#AceNewsServices – WASHINGTON – April 29 (Reuters) – The U.S. Army has denied requests by two soldiers to dress and groom themselves according to their religious beliefs under a revised Pentagon policy, a spokesman said on Monday.
The policy approved on January 22 was mainly expected to affect Sikhs, Muslims, Jews and other groups that wear beards, long hair or articles of clothing such as turbans and yarmulkes. It also could affect Wiccans and others who obtain tattoos for religious reasons.
Under the guidelines, the military service branches were encouraged to allow people to dress according to religious custom so long as it did not interfere with good order and discipline within their units.
But the policy has been criticized by lawmakers and members of the affected religious groups, who say the Defence Department is still setting a hurdle essentially prohibiting some people from joining the service.
Lieutenant Colonel Justin Platt, an Army spokesman, said only two soldiers had requested a waiver to the uniform policy for religious purposes since the new policy went into effect.
Both were denied.
He was unable to identify the religious group of the two soldiers.
The exact timing of the decisions was not clear.
Platt noted that under the policy, local commanders can approve accommodations for worship practices and dietary requirements, but requests that would require a waiver of uniform policy had to be authorized by a senior officer.

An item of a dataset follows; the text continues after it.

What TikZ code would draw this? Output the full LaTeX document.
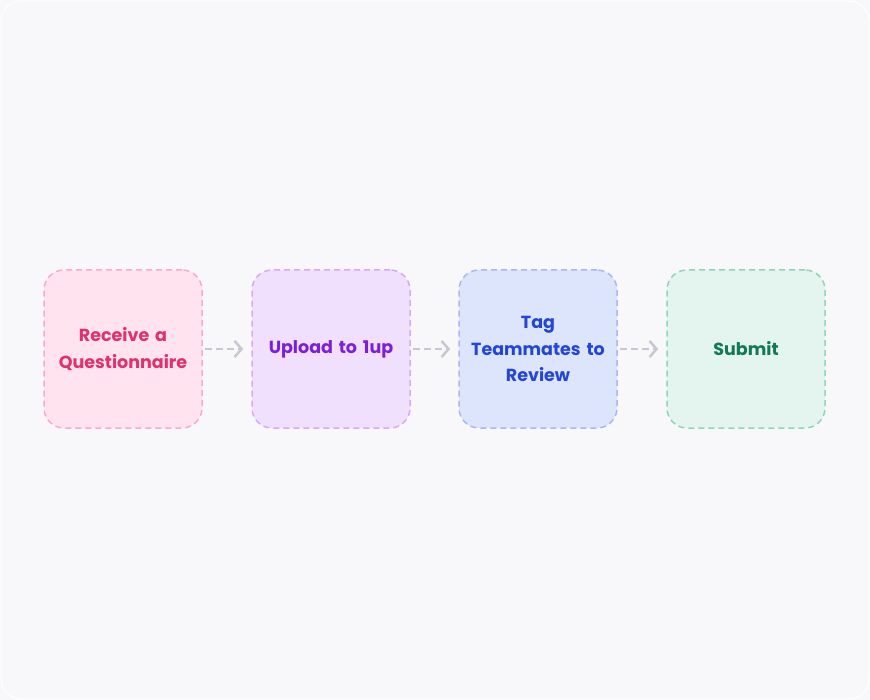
\documentclass[tikz,border=0pt]{standalone}
\usepackage{fontspec}
\setmainfont{Poppins}
\usetikzlibrary{arrows.meta}
\definecolor{bg}{HTML}{F8F8FA}
\definecolor{pinkF}{HTML}{FFE4EF}\definecolor{pinkD}{HTML}{FBA9CB}\definecolor{pinkT}{HTML}{E0306E}
\definecolor{purF}{HTML}{F0DFFD}\definecolor{purD}{HTML}{D7A9F7}\definecolor{purT}{HTML}{7D1FD9}
\definecolor{bluF}{HTML}{DDE5FD}\definecolor{bluD}{HTML}{A6B8F5}\definecolor{bluT}{HTML}{2346D8}
\definecolor{grnF}{HTML}{E4F4EE}\definecolor{grnD}{HTML}{8FD6B8}\definecolor{grnT}{HTML}{117A55}
\definecolor{arr}{HTML}{C9C7D2}
\begin{document}
\begin{tikzpicture}[x=1pt,y=-1pt,
  box/.style={rounded corners=20pt,minimum width=158pt,minimum height=158pt,dashed,dash pattern=on 6pt off 4pt,line width=1.5pt,align=center,font=\fontsize{17.5}{26.5}\selectfont\bfseries,text width=145pt,inner sep=0pt},
  con/.style={draw=arr,line width=2.5pt,dash pattern=on 7pt off 4pt,-{Straight Barb[length=7pt,width=16pt,line width=2.5pt]}}]
\useasboundingbox (0,0) rectangle (870,700);
\fill[bg] (0,0) rectangle (870,700);
\draw[white,line width=1pt,rounded corners=20pt] (1,1) rectangle (869,699);
\node[box,fill=pinkF,draw=pinkD,text=pinkT] (a) at (123,349) {Receive a\\Questionnaire};
\node[box,fill=purF,draw=purD,text=purT] (b) at (331,349) {Upload to 1up};
\node[box,fill=bluF,draw=bluD,text=bluT] (c) at (538,349) {Tag\\Teammates to\\Review};
\node[box,fill=grnF,draw=grnD,text=grnT] (d) at (746,349) {Submit};
\draw[con] ([xshift=2pt]a.east) -- ([xshift=-8pt]b.west);
\draw[con] ([xshift=2pt]b.east) -- ([xshift=-8pt]c.west);
\draw[con] ([xshift=2pt]c.east) -- ([xshift=-8pt]d.west);
\end{tikzpicture}
\end{document}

The U.S. military’s approach has not always presented such a hurdle. The first Sikh in the U.S. Army is believed to have been Bagat Singh Thind, who joined up in the First World War. Photos show him with turban and beard in a large group of bare-headed troopers at Camp Lewis, Washington, in 1918.
Since then, several dozen observant Sikhs have served in the U.S. Army, Navy or Air Force, with the peak coming between the 1960’s and 1980’s, according to Amandeep Sidhu, an attorney with McDermott Will & Emery, who has worked with the Sikh Coalition.
Concerned about lax discipline in the aftermath of the Vietnam War, the Pentagon revised its policies in the 1980’s to strengthen the military with more strict uniformity, Sidhu said.
Sikhs already in the military, including a doctor and a dentist, were allowed to continue to wear their turbans, hair and beards, but the stiffer regulations acted as a virtual roadblock to younger Sikhs trying to enter the service.
In 2009, Kalsi and a Sikh dentist being trained under an Army assistance program approached the Sikh Coalition seeking help to obtain religious accommodations.
Between 2012 and 2014, the officer in charge of the process has approved six exceptions to the Army uniform policy and rejected five.